● Problem to solve:
Quote the listing below in its entirety.

________________________________________

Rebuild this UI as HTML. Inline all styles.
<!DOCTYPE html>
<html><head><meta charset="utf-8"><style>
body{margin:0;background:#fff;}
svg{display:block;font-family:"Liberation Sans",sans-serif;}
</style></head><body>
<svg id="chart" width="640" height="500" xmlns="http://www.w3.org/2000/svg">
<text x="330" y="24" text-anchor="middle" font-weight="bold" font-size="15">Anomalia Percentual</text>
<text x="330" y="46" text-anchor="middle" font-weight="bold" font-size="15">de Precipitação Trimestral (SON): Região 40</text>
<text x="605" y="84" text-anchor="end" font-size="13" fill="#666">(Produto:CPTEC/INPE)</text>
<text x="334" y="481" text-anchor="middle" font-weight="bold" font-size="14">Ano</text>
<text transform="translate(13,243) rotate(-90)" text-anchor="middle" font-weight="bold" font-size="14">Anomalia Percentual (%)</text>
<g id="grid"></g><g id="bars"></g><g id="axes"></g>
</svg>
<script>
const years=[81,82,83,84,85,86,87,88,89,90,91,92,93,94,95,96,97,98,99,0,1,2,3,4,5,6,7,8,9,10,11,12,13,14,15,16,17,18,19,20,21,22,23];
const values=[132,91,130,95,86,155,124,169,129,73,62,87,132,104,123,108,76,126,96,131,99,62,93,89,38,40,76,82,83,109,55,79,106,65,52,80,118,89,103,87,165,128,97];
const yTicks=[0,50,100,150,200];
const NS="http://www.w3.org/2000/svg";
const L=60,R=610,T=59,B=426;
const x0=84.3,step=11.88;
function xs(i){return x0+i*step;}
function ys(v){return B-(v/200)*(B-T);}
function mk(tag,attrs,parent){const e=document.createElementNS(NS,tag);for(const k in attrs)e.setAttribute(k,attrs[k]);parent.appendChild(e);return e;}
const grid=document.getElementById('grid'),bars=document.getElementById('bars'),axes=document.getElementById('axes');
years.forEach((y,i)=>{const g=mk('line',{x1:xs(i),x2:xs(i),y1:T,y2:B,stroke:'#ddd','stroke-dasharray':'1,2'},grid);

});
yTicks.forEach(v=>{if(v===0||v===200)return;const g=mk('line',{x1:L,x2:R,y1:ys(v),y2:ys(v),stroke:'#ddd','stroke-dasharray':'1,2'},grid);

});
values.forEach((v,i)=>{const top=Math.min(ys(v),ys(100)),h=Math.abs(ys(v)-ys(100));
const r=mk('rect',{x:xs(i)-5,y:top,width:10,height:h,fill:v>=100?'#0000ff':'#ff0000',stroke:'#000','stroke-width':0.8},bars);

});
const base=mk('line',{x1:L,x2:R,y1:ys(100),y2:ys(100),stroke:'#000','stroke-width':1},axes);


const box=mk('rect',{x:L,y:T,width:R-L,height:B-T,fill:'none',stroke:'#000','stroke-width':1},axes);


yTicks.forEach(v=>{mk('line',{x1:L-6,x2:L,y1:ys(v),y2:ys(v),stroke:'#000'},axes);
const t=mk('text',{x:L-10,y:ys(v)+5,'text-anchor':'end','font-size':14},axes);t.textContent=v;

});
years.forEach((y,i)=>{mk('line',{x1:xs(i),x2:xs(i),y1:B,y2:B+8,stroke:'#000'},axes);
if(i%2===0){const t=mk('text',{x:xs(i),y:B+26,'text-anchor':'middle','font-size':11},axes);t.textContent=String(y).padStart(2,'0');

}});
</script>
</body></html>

________________________________________

● Complete answer:
Rebuild this UI as HTML. Inline all styles.
<!DOCTYPE html>
<html><head><meta charset="utf-8"><style>
body{margin:0;background:#fff;}
svg{display:block;font-family:"Liberation Sans",sans-serif;}
</style></head><body>
<svg id="chart" width="640" height="500" xmlns="http://www.w3.org/2000/svg">
<text x="330" y="24" text-anchor="middle" font-weight="bold" font-size="15">Anomalia Percentual</text>
<text x="330" y="46" text-anchor="middle" font-weight="bold" font-size="15">de Precipitação Trimestral (SON): Região 40</text>
<text x="605" y="84" text-anchor="end" font-size="13" fill="#666">(Produto:CPTEC/INPE)</text>
<text x="334" y="481" text-anchor="middle" font-weight="bold" font-size="14">Ano</text>
<text transform="translate(13,243) rotate(-90)" text-anchor="middle" font-weight="bold" font-size="14">Anomalia Percentual (%)</text>
<g id="grid"></g><g id="bars"></g><g id="axes"></g>
</svg>
<script>
const years=[81,82,83,84,85,86,87,88,89,90,91,92,93,94,95,96,97,98,99,0,1,2,3,4,5,6,7,8,9,10,11,12,13,14,15,16,17,18,19,20,21,22,23];
const values=[132,91,130,95,86,155,124,169,129,73,62,87,132,104,123,108,76,126,96,131,99,62,93,89,38,40,76,82,83,109,55,79,106,65,52,80,118,89,103,87,165,128,97];
const yTicks=[0,50,100,150,200];
const NS="http://www.w3.org/2000/svg";
const L=60,R=610,T=59,B=426;
const x0=84.3,step=11.88;
function xs(i){return x0+i*step;}
function ys(v){return B-(v/200)*(B-T);}
function mk(tag,attrs,parent){const e=document.createElementNS(NS,tag);for(const k in attrs)e.setAttribute(k,attrs[k]);parent.appendChild(e);return e;}
const grid=document.getElementById('grid'),bars=document.getElementById('bars'),axes=document.getElementById('axes');
years.forEach((y,i)=>{const g=mk('line',{x1:xs(i),x2:xs(i),y1:T,y2:B,stroke:'#ddd','stroke-dasharray':'1,2'},grid);

});
yTicks.forEach(v=>{if(v===0||v===200)return;const g=mk('line',{x1:L,x2:R,y1:ys(v),y2:ys(v),stroke:'#ddd','stroke-dasharray':'1,2'},grid);

});
values.forEach((v,i)=>{const top=Math.min(ys(v),ys(100)),h=Math.abs(ys(v)-ys(100));
const r=mk('rect',{x:xs(i)-5,y:top,width:10,height:h,fill:v>=100?'#0000ff':'#ff0000',stroke:'#000','stroke-width':0.8},bars);

});
const base=mk('line',{x1:L,x2:R,y1:ys(100),y2:ys(100),stroke:'#000','stroke-width':1},axes);


const box=mk('rect',{x:L,y:T,width:R-L,height:B-T,fill:'none',stroke:'#000','stroke-width':1},axes);


yTicks.forEach(v=>{mk('line',{x1:L-6,x2:L,y1:ys(v),y2:ys(v),stroke:'#000'},axes);
const t=mk('text',{x:L-10,y:ys(v)+5,'text-anchor':'end','font-size':14},axes);t.textContent=v;

});
years.forEach((y,i)=>{mk('line',{x1:xs(i),x2:xs(i),y1:B,y2:B+8,stroke:'#000'},axes);
if(i%2===0){const t=mk('text',{x:xs(i),y:B+26,'text-anchor':'middle','font-size':11},axes);t.textContent=String(y).padStart(2,'0');

}});
</script>
</body></html>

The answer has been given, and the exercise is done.